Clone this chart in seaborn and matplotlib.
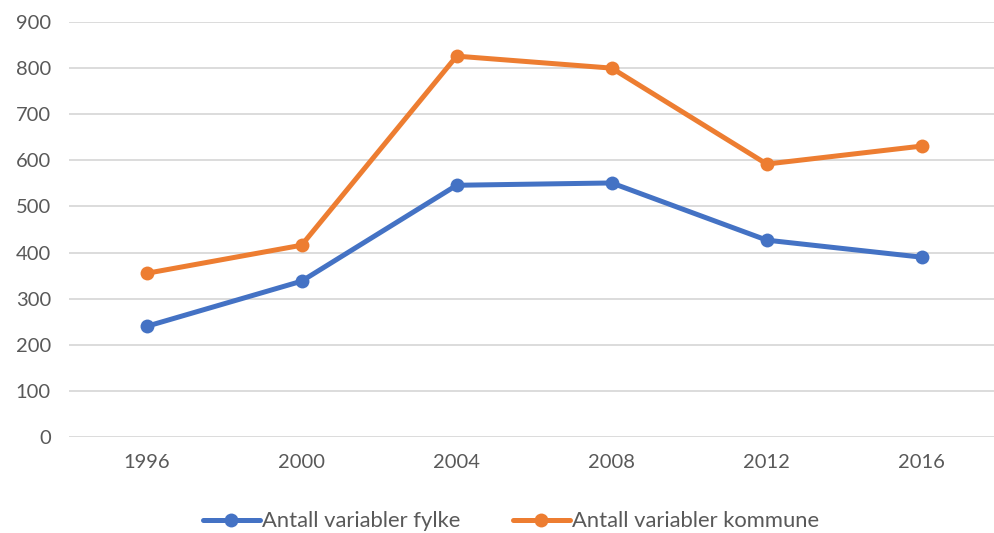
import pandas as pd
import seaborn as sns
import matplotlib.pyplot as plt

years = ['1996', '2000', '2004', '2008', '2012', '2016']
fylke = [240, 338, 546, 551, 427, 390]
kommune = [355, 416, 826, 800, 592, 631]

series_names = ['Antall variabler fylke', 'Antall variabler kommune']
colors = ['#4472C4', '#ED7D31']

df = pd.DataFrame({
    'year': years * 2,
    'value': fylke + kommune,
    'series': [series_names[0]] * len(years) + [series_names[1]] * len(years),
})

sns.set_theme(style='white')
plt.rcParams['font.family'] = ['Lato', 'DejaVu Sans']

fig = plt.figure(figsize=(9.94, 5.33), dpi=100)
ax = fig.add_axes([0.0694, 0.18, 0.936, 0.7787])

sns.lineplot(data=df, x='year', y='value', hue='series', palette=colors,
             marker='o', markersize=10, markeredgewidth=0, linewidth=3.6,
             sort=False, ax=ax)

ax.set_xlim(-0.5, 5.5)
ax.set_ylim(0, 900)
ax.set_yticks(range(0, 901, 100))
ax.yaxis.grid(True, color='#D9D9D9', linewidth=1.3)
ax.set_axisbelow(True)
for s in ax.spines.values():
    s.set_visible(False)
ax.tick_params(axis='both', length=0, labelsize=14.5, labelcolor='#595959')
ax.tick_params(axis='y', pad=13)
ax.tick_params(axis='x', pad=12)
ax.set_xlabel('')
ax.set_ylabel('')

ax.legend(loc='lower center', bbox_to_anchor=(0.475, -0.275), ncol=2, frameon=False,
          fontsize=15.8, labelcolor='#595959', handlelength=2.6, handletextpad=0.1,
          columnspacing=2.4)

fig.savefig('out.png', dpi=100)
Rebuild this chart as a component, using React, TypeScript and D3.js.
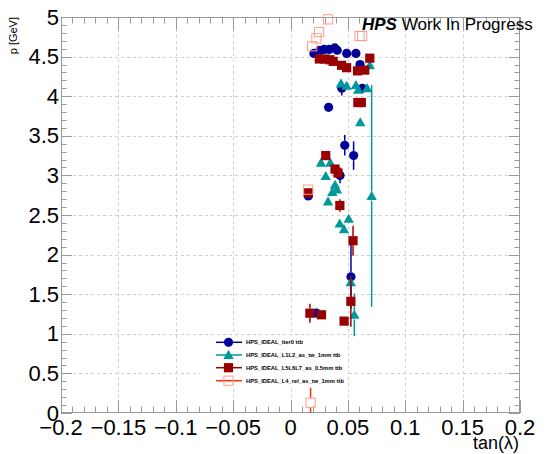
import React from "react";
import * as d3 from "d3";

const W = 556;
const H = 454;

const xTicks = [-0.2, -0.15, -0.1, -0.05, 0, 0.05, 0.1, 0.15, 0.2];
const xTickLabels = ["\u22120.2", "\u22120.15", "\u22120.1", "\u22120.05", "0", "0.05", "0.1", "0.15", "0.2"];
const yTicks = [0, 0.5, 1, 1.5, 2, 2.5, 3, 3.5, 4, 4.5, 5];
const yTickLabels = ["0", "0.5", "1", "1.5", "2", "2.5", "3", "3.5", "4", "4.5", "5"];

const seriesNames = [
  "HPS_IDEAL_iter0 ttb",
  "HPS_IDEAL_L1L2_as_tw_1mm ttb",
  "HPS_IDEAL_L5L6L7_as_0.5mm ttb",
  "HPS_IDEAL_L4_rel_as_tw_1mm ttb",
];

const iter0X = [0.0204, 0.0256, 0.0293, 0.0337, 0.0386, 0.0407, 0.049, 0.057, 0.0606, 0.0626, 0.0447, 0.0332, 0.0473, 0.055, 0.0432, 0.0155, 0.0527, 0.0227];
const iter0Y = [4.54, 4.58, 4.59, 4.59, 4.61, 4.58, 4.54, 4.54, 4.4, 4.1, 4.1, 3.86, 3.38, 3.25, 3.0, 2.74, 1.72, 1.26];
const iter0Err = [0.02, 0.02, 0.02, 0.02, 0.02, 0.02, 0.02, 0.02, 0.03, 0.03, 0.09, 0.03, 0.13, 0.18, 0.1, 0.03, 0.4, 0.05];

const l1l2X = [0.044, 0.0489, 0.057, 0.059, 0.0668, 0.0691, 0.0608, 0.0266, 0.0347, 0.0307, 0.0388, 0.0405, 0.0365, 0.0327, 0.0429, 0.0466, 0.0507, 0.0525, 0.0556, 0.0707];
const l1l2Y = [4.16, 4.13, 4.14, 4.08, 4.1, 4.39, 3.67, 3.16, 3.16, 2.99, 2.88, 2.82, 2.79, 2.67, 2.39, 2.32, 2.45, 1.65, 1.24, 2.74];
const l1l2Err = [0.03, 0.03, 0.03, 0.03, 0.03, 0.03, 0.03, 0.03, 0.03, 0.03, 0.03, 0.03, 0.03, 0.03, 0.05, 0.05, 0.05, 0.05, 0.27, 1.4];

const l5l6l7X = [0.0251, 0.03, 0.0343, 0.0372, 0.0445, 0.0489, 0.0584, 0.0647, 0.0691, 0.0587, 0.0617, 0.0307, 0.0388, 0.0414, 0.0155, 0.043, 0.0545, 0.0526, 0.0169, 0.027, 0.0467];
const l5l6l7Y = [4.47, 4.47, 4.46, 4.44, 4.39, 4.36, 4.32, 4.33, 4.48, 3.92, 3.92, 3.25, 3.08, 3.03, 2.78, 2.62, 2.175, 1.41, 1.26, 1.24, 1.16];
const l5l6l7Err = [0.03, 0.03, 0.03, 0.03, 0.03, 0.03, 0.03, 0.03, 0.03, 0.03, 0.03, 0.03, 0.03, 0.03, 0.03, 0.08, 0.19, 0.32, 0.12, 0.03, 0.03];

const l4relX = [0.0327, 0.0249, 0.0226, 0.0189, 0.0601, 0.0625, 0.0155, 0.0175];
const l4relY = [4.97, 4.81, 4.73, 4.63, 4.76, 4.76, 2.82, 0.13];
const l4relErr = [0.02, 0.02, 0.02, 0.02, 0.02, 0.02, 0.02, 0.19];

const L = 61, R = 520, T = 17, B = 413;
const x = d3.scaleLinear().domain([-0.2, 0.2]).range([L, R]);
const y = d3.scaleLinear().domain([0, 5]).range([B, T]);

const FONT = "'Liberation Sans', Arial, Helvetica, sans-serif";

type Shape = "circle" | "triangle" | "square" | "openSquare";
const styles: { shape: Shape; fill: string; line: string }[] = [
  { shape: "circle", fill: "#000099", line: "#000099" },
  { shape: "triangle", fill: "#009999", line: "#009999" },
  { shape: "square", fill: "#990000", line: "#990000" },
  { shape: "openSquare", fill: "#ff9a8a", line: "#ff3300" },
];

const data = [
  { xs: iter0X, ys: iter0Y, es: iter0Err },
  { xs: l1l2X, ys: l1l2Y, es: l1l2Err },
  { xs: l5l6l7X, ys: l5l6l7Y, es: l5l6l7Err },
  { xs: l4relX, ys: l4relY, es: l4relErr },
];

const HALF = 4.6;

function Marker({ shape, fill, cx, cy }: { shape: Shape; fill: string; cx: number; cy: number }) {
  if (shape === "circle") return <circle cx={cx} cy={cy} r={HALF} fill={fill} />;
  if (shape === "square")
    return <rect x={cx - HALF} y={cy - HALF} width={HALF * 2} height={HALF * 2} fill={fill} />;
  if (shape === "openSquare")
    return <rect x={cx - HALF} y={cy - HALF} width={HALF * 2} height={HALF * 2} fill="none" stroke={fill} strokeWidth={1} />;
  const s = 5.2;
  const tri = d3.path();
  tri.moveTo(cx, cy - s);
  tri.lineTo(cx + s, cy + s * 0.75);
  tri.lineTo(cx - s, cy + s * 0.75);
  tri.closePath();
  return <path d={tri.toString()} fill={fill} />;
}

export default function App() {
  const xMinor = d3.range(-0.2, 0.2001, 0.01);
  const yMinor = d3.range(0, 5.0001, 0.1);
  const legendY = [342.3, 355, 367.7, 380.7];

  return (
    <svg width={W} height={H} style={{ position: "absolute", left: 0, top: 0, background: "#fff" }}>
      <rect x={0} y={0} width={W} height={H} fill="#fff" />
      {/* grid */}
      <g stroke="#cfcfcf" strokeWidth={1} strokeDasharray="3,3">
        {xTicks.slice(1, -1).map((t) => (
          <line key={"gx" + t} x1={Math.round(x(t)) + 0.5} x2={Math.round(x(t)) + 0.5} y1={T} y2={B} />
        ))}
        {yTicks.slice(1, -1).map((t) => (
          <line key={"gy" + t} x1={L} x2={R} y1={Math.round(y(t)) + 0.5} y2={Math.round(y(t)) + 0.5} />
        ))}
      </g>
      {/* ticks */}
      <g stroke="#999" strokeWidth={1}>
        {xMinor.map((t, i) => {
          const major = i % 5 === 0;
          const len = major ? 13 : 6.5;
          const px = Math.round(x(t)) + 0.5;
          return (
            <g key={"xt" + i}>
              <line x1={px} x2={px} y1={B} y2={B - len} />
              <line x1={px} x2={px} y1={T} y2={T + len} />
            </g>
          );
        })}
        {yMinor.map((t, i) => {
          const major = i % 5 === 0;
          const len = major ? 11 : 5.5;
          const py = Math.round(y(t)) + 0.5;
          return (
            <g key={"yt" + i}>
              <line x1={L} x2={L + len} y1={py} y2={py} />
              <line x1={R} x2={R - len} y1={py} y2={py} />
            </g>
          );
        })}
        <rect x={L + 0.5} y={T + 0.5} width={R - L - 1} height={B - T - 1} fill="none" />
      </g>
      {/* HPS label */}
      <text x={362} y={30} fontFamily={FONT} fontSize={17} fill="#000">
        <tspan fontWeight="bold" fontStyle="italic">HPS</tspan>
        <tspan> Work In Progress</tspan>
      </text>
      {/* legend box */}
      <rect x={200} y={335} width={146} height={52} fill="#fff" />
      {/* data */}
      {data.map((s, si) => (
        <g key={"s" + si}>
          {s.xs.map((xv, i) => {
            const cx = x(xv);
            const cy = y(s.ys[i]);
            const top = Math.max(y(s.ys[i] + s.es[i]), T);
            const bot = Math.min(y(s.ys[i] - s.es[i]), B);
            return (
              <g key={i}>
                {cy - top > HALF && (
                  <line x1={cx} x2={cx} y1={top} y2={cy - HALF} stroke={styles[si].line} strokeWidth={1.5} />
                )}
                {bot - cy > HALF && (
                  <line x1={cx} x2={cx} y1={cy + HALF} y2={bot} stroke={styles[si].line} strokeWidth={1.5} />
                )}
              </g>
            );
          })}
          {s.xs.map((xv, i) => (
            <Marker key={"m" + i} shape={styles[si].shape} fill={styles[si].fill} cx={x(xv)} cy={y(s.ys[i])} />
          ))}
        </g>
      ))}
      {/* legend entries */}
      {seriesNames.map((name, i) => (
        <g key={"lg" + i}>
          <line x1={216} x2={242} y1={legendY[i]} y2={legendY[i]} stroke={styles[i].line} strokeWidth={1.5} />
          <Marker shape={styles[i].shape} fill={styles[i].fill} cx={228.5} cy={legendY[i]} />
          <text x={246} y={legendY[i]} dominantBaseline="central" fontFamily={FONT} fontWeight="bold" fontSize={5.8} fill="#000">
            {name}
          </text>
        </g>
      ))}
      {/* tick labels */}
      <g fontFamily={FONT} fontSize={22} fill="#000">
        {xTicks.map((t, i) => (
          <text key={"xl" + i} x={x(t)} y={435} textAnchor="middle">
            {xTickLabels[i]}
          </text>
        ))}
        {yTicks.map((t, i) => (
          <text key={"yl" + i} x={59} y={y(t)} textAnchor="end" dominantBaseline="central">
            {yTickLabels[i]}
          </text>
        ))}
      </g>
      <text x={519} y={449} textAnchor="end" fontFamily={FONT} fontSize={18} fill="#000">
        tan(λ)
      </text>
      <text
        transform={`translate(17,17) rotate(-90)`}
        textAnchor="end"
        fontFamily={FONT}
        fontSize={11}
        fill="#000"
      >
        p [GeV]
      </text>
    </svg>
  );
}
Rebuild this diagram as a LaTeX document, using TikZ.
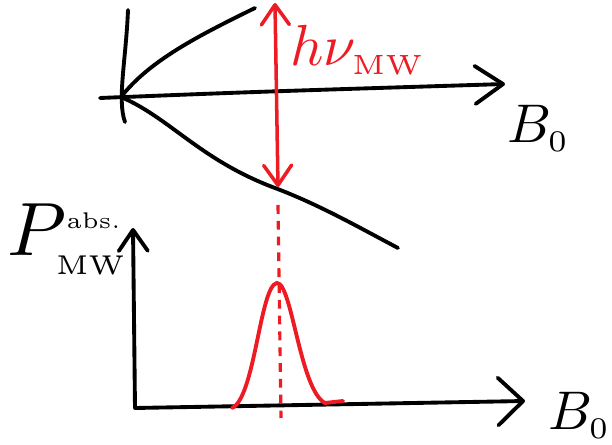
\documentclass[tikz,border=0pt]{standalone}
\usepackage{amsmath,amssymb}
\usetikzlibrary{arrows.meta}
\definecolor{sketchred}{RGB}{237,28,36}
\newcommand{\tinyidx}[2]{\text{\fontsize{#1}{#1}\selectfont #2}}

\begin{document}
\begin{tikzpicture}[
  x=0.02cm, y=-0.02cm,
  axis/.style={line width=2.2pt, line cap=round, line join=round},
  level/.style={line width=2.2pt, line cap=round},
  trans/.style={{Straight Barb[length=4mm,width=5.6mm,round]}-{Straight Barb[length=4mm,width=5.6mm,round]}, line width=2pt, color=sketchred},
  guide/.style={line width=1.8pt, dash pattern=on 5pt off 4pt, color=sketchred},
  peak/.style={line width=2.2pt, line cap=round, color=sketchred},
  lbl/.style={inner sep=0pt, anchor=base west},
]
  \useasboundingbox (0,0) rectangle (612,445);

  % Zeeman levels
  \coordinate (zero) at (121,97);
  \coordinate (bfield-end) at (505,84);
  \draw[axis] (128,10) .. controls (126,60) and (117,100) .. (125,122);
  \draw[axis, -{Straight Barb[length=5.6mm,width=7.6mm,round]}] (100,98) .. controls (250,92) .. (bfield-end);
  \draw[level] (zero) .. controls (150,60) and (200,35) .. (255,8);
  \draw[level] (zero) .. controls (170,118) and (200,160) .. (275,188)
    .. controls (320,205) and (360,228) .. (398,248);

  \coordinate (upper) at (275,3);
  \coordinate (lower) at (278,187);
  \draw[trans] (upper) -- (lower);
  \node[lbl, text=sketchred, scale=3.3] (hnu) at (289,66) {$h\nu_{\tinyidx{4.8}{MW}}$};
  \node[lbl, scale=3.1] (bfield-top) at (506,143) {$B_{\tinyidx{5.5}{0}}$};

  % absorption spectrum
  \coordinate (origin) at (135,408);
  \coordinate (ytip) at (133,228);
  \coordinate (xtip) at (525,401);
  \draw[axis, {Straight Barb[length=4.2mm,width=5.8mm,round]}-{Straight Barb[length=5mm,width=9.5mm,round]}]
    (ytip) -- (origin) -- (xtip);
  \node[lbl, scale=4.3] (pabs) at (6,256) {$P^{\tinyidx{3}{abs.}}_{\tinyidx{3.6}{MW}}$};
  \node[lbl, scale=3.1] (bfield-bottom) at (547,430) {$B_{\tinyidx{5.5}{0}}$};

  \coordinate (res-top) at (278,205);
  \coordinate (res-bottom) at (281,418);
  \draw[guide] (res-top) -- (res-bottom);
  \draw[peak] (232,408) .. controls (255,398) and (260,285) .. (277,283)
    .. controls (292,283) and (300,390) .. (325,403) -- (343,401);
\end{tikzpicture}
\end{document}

■ TASK GOAL ■
In the data above, please extract the lines from the first one through the line with "kommune = [355, 416, 826, 800, 592, 631]", exactly, and keep pictures out.

■ OUTPUT BELOW ■
Clone this chart in seaborn and matplotlib.
import pandas as pd
import seaborn as sns
import matplotlib.pyplot as plt

years = ['1996', '2000', '2004', '2008', '2012', '2016']
fylke = [240, 338, 546, 551, 427, 390]
kommune = [355, 416, 826, 800, 592, 631]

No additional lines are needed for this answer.